Aim
Write out the listing from the line with "What Plotly code" to the line with "shade = np.clip(255", both lines included, exactly and nothing beyond. Leave pictures out.

######

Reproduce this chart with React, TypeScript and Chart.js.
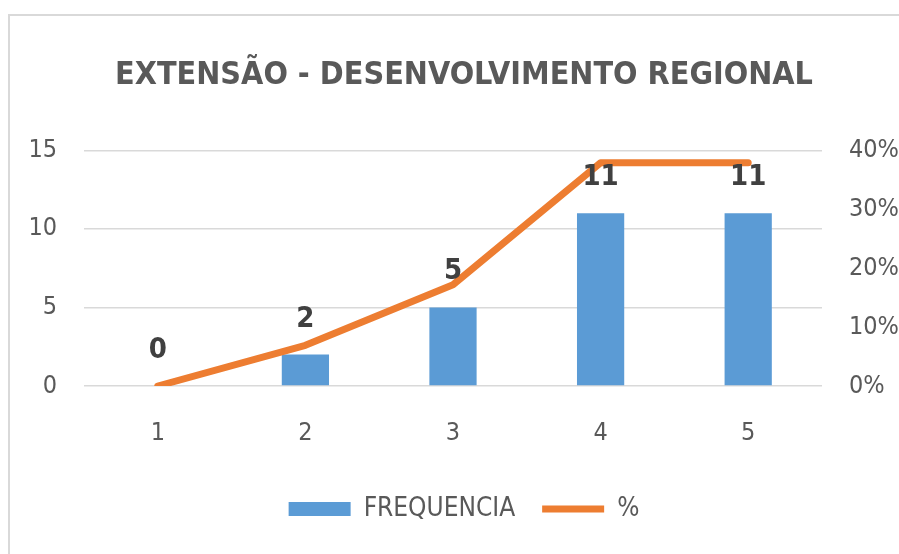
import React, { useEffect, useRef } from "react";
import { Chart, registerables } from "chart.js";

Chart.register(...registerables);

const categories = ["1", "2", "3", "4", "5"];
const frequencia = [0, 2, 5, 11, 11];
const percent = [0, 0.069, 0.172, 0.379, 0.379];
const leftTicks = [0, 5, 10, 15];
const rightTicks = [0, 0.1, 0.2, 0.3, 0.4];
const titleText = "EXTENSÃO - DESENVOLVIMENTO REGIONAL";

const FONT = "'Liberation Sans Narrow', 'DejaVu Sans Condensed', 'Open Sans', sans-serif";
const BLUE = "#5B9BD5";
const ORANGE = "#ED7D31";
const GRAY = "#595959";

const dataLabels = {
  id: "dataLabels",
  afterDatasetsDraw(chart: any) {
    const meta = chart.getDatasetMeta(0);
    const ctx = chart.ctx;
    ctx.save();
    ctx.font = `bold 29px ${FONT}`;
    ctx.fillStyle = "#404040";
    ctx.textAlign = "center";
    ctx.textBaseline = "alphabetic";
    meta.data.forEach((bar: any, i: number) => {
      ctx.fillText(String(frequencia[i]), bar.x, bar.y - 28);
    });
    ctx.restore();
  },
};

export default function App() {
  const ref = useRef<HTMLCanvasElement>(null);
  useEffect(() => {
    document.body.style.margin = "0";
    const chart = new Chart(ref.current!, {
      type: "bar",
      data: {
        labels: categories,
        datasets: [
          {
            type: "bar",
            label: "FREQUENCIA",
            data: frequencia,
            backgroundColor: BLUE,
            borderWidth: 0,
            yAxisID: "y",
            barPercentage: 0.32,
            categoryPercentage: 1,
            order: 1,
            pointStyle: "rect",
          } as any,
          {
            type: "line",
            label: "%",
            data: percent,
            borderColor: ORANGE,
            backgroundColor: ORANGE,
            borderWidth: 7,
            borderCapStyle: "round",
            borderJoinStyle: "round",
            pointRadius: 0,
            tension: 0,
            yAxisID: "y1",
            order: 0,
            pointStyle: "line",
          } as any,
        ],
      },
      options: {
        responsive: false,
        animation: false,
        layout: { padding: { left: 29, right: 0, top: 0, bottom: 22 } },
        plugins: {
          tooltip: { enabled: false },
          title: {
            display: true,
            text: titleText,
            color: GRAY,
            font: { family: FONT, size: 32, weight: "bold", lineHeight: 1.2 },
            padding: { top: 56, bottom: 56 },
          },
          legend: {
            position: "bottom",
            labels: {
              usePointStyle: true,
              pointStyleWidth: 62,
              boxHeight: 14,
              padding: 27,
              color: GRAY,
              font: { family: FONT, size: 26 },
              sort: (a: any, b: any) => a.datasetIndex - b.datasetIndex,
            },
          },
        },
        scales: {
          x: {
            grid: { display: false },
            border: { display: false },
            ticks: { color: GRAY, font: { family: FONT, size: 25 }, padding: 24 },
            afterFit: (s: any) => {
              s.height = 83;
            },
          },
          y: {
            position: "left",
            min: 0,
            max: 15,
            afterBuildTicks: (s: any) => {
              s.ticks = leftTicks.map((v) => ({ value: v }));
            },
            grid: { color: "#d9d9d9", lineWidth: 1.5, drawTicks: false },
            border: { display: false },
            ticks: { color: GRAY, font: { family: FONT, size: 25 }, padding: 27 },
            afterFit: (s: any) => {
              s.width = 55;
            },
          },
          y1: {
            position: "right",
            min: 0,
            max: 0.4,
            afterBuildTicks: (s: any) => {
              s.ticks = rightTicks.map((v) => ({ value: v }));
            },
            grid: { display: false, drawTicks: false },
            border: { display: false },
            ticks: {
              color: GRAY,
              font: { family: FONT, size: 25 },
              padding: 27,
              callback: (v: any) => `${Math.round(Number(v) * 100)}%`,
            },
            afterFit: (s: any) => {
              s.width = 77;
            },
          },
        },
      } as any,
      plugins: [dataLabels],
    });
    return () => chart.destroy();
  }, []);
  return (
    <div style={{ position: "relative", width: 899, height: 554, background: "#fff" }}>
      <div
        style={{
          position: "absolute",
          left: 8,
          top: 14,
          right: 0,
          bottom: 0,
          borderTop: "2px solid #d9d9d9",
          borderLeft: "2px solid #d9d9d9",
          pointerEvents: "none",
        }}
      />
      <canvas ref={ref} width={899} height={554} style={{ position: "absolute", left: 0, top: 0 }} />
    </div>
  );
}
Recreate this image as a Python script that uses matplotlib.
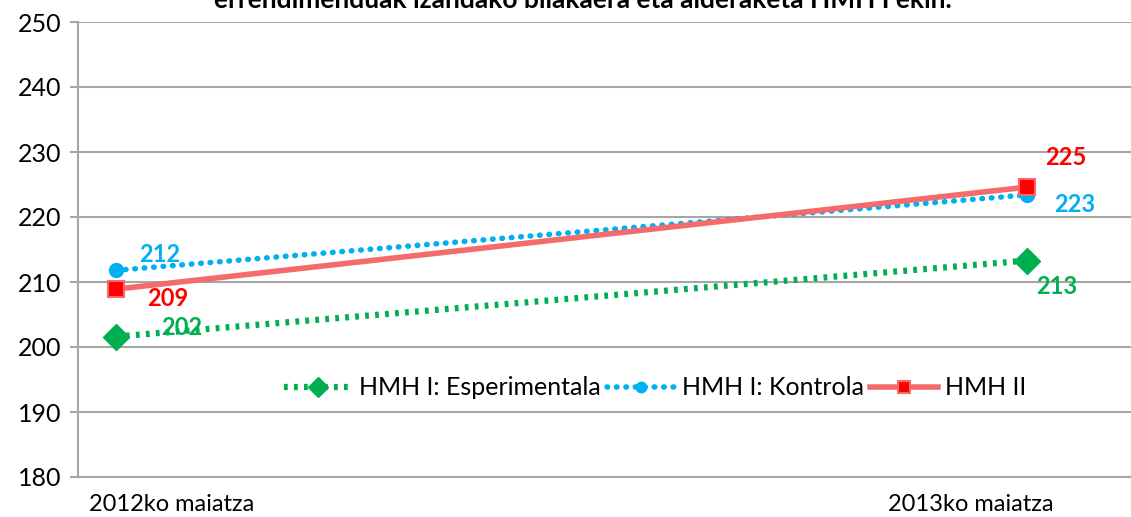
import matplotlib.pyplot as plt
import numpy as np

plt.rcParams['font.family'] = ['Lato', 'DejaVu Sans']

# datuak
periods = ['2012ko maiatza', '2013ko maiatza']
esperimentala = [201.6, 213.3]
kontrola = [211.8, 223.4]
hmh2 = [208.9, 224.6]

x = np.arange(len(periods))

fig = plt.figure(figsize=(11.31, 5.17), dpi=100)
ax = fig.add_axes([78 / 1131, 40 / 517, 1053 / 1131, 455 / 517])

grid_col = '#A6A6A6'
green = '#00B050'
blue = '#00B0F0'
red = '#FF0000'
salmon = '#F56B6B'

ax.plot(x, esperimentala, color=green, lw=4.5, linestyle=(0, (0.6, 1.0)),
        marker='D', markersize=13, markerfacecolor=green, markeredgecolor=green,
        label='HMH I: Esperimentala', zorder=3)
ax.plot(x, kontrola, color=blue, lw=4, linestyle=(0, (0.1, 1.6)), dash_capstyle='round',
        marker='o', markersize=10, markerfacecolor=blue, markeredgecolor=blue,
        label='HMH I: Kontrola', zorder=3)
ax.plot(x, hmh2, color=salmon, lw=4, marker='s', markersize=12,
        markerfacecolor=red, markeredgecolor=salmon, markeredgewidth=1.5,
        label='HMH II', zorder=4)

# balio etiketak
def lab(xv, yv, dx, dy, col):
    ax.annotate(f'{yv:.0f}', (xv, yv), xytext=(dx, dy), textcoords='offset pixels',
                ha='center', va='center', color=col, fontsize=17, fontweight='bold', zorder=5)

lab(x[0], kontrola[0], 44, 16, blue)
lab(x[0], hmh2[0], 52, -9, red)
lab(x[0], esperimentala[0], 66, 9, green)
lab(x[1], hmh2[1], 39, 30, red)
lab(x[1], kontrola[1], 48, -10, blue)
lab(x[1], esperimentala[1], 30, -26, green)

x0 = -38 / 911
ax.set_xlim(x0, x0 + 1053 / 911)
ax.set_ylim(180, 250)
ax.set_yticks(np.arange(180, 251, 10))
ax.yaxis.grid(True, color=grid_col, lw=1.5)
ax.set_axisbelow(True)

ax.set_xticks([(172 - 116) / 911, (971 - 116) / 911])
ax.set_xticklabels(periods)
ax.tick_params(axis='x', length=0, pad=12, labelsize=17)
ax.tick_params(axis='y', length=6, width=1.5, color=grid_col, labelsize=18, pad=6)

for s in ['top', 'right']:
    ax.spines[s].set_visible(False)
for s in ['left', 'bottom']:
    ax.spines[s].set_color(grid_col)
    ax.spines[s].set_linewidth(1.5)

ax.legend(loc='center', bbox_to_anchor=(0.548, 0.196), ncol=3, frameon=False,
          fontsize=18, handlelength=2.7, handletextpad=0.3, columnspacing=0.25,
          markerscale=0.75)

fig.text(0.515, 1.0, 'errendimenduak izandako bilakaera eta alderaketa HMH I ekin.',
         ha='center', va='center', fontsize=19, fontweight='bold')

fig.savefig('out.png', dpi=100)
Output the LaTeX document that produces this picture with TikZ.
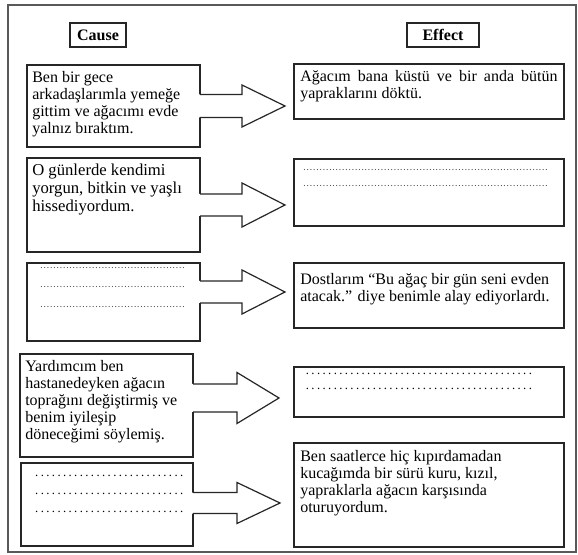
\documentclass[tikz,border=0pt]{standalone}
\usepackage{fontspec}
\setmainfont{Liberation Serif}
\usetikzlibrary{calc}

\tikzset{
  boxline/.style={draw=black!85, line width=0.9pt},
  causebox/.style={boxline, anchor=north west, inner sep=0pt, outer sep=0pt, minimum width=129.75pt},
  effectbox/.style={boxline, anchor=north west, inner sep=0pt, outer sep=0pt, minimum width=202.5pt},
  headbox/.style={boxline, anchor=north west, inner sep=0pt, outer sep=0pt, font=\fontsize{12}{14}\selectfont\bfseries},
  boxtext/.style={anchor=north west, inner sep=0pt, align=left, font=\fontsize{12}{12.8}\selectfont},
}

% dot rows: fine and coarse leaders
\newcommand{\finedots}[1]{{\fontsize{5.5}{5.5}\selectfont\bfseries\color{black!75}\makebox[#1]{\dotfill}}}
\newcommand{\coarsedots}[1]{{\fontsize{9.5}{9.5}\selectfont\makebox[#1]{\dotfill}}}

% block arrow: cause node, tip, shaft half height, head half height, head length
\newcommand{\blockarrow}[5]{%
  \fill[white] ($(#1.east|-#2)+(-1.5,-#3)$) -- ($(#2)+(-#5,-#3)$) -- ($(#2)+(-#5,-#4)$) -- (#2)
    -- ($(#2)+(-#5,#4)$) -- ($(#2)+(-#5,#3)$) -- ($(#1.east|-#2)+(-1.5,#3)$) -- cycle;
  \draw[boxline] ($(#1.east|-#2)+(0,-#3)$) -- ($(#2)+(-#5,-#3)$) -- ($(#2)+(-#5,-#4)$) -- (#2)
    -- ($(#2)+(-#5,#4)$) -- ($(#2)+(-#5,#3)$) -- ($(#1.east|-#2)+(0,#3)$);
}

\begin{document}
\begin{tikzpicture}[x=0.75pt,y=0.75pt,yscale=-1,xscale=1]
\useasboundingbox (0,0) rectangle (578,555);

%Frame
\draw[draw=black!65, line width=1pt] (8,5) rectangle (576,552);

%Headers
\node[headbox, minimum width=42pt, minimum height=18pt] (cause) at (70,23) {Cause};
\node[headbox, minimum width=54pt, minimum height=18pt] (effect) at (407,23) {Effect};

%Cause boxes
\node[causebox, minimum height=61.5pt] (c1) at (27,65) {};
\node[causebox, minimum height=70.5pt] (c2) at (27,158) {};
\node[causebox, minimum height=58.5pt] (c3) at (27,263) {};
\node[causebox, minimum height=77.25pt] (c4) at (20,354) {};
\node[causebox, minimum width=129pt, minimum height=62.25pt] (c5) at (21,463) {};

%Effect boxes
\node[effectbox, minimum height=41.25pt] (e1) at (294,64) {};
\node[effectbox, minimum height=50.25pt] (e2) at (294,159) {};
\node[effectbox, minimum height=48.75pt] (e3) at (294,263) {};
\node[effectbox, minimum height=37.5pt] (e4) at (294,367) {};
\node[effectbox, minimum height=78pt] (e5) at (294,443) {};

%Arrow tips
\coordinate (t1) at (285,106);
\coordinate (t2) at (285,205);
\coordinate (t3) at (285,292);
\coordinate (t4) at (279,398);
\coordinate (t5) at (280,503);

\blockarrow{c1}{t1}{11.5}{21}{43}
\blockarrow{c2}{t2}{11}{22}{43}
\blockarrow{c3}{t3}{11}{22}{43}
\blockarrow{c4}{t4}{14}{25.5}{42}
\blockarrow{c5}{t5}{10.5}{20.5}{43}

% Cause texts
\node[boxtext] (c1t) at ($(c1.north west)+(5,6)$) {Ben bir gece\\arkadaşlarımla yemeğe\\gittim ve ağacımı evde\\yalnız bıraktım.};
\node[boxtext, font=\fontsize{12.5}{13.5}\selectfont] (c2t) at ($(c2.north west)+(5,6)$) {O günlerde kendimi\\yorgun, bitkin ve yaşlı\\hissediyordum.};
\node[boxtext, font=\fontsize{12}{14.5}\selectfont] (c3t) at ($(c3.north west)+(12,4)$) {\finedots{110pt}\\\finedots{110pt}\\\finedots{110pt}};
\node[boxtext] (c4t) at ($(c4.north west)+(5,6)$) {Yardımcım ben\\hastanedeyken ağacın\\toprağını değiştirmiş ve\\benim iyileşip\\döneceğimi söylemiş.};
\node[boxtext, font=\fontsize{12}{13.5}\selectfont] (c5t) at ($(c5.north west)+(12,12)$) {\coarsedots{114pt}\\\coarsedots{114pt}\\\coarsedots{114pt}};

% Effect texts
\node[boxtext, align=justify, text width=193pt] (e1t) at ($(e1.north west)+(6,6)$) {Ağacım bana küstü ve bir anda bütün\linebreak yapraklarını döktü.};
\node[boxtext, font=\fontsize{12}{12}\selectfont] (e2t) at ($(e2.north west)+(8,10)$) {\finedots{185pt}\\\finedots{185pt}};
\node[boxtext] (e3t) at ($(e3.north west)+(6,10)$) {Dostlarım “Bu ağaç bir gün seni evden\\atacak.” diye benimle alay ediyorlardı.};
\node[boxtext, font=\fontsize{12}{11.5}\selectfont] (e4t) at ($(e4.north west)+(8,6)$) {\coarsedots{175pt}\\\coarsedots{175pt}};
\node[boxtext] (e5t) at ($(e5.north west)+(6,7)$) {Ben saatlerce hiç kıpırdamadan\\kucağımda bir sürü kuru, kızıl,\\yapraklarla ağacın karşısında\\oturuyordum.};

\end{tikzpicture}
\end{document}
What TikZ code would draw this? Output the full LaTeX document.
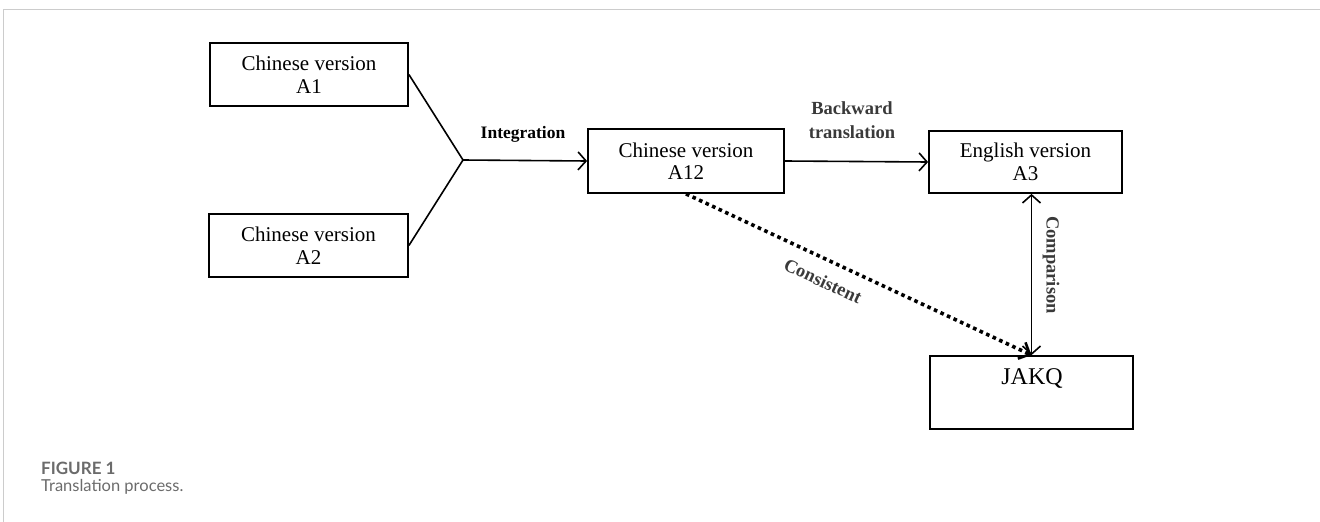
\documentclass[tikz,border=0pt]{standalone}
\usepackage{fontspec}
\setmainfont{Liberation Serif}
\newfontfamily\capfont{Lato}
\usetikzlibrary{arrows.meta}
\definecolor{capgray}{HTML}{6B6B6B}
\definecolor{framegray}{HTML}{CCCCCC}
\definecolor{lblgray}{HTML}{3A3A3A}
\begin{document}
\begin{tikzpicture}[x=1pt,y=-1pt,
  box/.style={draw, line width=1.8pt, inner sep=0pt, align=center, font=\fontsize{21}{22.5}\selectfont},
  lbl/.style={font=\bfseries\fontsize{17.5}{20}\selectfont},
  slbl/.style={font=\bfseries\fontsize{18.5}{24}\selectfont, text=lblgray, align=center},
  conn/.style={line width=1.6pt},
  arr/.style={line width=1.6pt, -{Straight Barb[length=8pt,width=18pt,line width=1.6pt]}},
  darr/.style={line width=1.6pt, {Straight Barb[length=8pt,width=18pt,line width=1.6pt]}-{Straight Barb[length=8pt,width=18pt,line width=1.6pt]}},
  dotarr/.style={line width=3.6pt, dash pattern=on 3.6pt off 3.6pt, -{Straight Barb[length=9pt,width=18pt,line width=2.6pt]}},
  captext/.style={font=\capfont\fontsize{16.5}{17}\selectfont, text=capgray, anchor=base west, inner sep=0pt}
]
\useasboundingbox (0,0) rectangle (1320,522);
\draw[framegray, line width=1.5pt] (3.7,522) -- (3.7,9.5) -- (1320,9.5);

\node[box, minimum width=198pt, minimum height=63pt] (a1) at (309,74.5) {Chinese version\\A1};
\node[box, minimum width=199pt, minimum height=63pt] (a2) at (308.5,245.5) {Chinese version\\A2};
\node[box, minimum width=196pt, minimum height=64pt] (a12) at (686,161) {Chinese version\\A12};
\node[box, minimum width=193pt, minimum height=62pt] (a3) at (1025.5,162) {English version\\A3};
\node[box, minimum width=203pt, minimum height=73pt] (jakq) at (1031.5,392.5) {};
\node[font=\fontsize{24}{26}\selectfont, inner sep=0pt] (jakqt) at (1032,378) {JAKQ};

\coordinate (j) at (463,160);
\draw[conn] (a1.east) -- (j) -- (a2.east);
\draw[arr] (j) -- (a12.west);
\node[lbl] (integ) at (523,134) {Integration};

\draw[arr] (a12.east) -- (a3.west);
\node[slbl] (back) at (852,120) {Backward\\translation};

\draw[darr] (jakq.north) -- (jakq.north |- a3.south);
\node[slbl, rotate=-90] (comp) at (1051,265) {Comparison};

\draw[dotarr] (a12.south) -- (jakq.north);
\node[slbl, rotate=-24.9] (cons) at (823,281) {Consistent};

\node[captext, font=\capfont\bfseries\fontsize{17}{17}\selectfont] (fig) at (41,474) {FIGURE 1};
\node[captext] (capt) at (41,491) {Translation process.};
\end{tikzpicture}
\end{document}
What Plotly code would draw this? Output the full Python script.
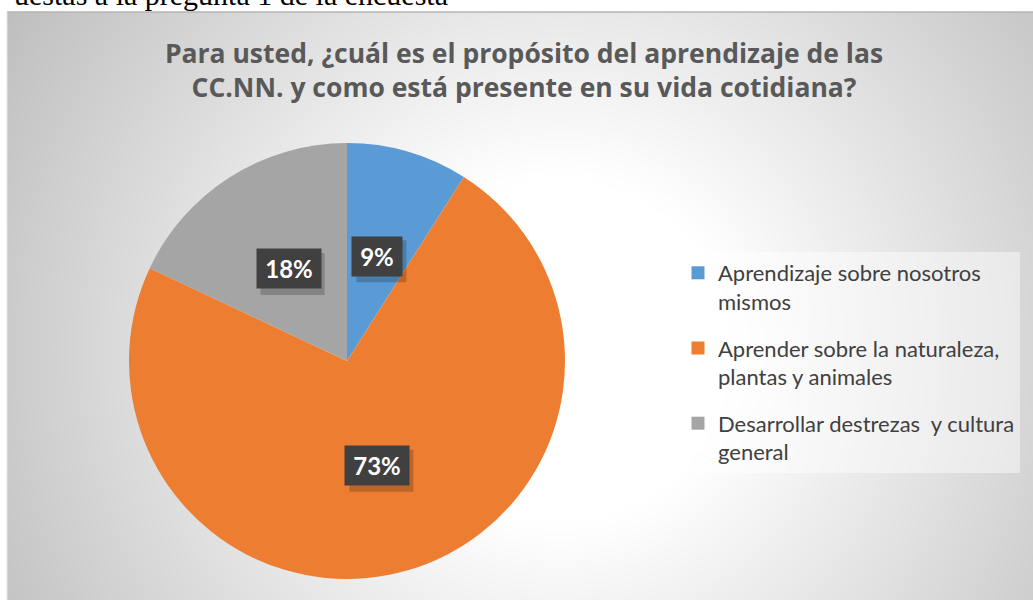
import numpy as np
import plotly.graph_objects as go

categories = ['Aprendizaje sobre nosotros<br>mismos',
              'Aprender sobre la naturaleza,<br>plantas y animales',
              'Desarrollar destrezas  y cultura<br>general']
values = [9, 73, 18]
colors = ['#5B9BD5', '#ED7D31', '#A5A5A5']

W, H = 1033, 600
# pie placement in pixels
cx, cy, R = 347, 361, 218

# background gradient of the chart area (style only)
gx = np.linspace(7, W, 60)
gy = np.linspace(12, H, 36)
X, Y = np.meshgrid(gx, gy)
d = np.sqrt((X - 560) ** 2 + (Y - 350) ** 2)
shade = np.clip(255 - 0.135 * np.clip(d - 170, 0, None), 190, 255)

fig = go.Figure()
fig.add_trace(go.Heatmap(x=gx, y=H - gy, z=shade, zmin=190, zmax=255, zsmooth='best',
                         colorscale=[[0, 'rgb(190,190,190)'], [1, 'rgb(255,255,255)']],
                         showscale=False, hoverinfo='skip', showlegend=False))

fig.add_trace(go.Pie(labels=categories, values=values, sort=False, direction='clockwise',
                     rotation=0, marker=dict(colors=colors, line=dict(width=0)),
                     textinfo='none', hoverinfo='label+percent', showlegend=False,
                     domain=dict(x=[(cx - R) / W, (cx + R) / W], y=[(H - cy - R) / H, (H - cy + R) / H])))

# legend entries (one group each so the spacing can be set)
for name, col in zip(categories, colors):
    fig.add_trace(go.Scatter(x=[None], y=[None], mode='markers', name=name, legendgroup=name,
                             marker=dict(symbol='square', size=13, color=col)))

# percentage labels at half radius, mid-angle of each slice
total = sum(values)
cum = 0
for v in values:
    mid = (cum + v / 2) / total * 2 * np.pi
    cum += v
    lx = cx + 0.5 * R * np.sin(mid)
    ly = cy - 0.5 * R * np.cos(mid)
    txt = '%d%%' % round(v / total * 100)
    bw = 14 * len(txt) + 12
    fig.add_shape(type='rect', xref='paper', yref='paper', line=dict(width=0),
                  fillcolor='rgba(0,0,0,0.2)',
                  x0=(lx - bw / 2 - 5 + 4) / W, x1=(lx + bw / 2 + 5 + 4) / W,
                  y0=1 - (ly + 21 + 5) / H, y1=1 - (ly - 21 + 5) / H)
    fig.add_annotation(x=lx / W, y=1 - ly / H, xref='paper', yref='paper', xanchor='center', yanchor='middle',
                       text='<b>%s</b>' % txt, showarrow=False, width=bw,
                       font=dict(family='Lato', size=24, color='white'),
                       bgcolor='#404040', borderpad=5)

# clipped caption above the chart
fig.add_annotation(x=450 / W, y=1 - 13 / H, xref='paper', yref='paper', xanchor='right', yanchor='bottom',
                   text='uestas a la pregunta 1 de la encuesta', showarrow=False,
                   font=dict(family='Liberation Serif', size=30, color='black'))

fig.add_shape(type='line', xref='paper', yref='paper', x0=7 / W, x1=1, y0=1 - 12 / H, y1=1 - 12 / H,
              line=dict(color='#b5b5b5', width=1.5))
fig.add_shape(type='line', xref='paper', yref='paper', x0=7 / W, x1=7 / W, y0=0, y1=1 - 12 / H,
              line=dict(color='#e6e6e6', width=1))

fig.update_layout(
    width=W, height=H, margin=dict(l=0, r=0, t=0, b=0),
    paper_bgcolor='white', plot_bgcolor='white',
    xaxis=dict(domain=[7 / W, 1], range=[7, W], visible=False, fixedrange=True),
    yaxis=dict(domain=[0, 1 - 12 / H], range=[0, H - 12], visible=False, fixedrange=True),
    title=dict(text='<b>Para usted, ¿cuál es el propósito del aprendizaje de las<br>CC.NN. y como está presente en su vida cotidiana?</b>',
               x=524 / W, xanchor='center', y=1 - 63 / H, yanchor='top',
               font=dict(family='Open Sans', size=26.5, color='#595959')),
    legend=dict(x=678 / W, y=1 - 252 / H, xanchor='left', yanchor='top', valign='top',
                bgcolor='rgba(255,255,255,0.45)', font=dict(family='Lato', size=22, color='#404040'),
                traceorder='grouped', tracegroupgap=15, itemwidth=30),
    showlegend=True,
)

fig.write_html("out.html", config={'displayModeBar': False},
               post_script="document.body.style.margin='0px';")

######

Solution to this problem
What Plotly code would draw this? Output the full Python script.
import numpy as np
import plotly.graph_objects as go

categories = ['Aprendizaje sobre nosotros<br>mismos',
              'Aprender sobre la naturaleza,<br>plantas y animales',
              'Desarrollar destrezas  y cultura<br>general']
values = [9, 73, 18]
colors = ['#5B9BD5', '#ED7D31', '#A5A5A5']

W, H = 1033, 600
# pie placement in pixels
cx, cy, R = 347, 361, 218

# background gradient of the chart area (style only)
gx = np.linspace(7, W, 60)
gy = np.linspace(12, H, 36)
X, Y = np.meshgrid(gx, gy)
d = np.sqrt((X - 560) ** 2 + (Y - 350) ** 2)
shade = np.clip(255 - 0.135 * np.clip(d - 170, 0, None), 190, 255)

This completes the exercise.